→ PROBLEM STATEMENT
Examine the entries and show every line in which the word "matplotlib" is found.

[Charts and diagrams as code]
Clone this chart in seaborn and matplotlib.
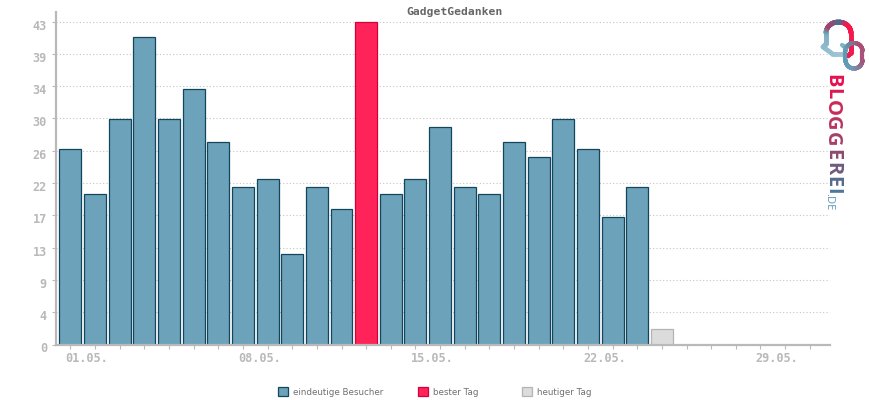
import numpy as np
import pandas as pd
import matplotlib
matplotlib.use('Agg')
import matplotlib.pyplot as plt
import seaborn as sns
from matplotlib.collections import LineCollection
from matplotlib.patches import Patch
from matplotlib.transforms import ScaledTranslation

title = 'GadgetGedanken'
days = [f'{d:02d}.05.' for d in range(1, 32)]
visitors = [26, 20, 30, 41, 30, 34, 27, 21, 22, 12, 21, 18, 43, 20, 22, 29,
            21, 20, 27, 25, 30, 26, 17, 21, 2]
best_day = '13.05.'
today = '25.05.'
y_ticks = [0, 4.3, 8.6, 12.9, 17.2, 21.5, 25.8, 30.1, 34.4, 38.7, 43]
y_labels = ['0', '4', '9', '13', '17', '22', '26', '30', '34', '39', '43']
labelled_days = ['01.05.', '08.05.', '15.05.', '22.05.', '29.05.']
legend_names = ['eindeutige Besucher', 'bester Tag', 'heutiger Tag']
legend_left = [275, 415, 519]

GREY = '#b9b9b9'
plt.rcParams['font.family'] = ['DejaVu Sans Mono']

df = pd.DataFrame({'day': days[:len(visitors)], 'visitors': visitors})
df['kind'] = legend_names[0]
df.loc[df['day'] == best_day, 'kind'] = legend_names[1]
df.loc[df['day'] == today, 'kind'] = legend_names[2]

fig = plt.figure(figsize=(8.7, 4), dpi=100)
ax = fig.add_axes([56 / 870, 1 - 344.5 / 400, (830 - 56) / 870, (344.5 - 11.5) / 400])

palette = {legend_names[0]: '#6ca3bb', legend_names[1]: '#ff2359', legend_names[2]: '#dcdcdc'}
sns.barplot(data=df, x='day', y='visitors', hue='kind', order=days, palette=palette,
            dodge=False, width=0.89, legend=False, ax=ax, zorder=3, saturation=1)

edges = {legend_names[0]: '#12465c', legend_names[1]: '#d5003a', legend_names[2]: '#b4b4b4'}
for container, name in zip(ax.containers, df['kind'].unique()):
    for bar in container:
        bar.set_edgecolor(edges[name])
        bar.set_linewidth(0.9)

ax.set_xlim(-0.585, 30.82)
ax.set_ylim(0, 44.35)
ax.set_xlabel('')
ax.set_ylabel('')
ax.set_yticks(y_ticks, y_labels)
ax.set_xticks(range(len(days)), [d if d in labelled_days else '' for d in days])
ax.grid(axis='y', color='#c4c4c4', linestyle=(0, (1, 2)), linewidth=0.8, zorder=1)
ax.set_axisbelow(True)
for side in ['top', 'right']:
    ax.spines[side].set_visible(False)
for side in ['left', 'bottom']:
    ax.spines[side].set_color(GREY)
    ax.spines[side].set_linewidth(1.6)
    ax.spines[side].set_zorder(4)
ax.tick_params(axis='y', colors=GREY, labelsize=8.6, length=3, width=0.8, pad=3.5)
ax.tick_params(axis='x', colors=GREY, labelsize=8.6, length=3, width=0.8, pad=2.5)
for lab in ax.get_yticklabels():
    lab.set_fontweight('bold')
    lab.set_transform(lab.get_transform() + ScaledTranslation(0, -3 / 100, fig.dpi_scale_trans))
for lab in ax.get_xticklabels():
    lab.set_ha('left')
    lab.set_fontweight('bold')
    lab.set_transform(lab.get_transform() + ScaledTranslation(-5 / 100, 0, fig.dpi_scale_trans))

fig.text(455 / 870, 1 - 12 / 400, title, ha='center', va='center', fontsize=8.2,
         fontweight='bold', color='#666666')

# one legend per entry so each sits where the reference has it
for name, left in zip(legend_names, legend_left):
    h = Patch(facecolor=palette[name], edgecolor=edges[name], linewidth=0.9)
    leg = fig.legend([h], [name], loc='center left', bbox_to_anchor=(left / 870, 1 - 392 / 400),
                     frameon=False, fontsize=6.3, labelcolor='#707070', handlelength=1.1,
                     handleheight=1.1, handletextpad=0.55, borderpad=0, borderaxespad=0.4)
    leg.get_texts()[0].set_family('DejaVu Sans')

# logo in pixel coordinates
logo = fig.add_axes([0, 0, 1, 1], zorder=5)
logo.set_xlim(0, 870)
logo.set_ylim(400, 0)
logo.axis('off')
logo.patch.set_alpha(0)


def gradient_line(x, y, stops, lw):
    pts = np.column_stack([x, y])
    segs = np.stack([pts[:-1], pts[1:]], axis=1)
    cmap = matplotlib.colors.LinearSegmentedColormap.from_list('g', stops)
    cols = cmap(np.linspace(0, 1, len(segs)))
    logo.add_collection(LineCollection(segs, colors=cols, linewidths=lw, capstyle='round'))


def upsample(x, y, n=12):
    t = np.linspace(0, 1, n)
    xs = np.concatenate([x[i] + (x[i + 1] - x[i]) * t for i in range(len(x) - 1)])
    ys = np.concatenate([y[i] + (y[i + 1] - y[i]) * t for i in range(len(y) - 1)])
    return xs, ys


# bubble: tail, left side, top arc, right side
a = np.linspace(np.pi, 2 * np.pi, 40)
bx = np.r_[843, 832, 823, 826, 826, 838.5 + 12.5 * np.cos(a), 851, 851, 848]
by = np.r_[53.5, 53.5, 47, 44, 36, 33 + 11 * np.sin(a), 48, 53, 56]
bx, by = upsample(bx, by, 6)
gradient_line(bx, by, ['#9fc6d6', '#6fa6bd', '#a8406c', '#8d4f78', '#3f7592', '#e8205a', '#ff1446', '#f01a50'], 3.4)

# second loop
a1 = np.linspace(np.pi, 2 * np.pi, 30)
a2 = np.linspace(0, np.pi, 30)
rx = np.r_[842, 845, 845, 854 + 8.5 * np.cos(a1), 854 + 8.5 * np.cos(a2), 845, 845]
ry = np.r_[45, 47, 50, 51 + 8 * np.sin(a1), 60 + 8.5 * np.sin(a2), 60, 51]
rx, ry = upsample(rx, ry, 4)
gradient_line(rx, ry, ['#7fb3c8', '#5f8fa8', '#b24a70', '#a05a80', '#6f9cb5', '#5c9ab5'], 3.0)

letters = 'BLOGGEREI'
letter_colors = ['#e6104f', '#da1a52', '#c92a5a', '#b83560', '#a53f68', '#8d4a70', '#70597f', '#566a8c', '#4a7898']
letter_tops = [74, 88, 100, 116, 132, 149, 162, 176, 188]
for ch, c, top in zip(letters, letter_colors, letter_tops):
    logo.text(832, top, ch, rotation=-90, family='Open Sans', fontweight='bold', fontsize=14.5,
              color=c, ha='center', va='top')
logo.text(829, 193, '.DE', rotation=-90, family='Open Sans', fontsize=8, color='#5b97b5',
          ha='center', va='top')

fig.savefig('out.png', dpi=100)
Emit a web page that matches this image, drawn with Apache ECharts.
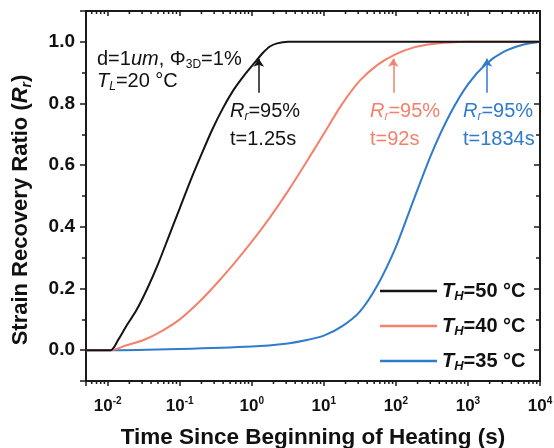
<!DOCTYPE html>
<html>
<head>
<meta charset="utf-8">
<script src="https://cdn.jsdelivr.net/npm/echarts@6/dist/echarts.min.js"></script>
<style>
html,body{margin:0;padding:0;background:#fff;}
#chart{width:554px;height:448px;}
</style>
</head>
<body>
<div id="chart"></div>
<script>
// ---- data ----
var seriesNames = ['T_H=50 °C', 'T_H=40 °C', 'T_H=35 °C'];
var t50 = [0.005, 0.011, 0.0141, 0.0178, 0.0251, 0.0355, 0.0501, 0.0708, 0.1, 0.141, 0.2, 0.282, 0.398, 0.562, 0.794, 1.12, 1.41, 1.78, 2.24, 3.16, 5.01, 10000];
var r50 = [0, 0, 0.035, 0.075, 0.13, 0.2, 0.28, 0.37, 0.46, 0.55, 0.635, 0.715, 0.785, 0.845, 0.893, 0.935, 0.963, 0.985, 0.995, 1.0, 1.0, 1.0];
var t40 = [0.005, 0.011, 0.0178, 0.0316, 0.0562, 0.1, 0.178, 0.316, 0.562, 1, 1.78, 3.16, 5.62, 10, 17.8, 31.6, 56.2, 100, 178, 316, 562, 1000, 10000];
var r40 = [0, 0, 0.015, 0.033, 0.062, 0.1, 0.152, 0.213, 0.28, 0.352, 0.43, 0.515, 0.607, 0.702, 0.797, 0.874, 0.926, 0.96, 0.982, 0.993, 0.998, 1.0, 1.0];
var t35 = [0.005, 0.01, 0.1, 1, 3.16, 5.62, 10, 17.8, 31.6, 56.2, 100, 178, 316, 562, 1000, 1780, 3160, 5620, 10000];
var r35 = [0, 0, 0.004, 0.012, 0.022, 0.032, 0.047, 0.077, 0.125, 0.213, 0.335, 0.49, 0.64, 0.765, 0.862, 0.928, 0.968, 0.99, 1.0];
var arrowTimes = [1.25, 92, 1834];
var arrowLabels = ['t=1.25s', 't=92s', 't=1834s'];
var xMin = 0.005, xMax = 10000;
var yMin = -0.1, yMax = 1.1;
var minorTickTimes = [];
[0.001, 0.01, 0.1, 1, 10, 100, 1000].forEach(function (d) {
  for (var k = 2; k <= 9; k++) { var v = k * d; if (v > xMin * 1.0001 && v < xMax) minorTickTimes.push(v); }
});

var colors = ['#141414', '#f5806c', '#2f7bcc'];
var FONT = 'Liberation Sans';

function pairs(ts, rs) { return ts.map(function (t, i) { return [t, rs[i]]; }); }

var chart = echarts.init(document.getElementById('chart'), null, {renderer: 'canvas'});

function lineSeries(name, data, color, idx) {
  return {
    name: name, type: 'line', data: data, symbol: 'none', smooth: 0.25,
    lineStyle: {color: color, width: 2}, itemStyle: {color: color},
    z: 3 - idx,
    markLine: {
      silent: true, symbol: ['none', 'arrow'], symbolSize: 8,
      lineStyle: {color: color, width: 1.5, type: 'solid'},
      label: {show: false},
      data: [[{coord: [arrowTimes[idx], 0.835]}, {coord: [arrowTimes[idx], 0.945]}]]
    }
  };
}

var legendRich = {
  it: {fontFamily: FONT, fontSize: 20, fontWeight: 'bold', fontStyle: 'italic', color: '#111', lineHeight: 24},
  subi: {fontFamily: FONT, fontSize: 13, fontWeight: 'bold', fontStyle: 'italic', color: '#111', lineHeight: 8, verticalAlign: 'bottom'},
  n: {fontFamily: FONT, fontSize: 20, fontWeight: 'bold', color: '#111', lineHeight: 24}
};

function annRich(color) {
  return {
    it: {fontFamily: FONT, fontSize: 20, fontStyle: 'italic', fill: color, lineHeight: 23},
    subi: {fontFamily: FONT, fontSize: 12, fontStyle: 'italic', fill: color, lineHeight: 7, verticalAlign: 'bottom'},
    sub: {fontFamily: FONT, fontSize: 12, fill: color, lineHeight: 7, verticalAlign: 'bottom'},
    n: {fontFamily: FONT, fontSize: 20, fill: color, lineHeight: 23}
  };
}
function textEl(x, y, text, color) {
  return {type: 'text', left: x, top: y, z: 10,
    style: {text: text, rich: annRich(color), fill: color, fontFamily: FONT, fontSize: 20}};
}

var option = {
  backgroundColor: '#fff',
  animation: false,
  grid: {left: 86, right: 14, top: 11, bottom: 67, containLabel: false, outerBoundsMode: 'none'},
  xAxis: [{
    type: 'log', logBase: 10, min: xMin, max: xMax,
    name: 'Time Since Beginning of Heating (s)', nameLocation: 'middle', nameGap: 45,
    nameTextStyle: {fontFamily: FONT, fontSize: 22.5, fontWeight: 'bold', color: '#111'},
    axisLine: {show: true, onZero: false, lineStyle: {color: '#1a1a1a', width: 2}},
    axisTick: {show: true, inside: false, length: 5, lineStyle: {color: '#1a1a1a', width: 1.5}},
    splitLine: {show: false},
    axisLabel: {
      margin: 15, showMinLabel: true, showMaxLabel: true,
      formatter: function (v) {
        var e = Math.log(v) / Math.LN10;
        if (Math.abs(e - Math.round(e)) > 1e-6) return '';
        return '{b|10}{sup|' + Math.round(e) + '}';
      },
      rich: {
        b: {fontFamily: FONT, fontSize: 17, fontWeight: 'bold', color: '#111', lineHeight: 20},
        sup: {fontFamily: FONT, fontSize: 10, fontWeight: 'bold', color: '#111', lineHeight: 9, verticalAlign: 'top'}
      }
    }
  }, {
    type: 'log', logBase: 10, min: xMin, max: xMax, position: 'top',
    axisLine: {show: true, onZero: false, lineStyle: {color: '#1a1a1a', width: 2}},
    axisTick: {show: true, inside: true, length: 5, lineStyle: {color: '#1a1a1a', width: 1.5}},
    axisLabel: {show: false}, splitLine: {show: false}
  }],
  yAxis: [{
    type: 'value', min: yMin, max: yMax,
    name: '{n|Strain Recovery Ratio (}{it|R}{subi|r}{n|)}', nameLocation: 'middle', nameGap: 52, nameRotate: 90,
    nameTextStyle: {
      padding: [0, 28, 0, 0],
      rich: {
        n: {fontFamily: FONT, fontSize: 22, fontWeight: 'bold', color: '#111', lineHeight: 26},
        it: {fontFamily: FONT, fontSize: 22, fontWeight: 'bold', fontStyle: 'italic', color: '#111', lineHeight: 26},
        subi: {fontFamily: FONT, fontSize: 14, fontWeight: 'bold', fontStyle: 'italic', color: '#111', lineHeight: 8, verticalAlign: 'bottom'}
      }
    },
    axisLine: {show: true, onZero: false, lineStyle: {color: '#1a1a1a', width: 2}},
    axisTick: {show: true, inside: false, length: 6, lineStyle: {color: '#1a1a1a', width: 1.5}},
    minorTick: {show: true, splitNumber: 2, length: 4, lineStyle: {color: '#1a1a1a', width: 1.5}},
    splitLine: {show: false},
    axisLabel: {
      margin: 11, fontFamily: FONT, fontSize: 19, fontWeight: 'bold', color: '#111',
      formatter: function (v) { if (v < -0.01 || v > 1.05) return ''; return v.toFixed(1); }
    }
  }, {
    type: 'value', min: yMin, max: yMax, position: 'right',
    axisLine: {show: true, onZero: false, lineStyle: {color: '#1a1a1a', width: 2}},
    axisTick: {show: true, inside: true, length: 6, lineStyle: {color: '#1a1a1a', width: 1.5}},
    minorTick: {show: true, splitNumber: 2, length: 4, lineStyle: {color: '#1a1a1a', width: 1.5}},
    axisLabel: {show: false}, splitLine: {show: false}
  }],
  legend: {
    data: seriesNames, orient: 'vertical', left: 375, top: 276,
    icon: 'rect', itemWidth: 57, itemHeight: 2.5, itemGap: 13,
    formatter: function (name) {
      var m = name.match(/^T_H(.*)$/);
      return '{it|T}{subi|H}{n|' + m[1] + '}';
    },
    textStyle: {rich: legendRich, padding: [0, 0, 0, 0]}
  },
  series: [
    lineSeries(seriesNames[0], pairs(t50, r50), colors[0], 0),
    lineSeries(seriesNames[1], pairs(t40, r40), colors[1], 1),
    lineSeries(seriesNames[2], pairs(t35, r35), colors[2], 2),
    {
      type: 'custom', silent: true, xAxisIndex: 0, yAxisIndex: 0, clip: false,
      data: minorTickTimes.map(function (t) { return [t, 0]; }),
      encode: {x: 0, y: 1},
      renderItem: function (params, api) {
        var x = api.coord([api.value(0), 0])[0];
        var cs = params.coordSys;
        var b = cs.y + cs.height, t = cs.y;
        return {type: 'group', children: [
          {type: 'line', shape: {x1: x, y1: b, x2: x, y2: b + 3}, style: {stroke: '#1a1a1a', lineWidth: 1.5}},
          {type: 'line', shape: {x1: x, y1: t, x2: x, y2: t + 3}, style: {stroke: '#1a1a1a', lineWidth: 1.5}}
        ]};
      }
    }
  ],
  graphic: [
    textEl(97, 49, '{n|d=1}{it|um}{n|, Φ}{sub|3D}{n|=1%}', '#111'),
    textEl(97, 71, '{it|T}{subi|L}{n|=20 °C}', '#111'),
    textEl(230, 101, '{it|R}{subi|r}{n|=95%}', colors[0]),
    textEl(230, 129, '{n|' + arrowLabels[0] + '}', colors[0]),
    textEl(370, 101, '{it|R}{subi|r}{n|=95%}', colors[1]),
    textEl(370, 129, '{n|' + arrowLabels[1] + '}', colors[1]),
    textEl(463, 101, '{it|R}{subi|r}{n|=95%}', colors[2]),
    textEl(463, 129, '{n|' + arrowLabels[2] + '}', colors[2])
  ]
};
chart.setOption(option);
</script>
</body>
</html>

→ COMPLETED EXERCISE
Clone this chart in seaborn and matplotlib.
import matplotlib
matplotlib.use('Agg')
import matplotlib.pyplot as plt
from matplotlib.collections import LineCollection
from matplotlib.patches import Patch
from matplotlib.transforms import ScaledTranslation
    cmap = matplotlib.colors.LinearSegmentedColormap.from_list('g', stops)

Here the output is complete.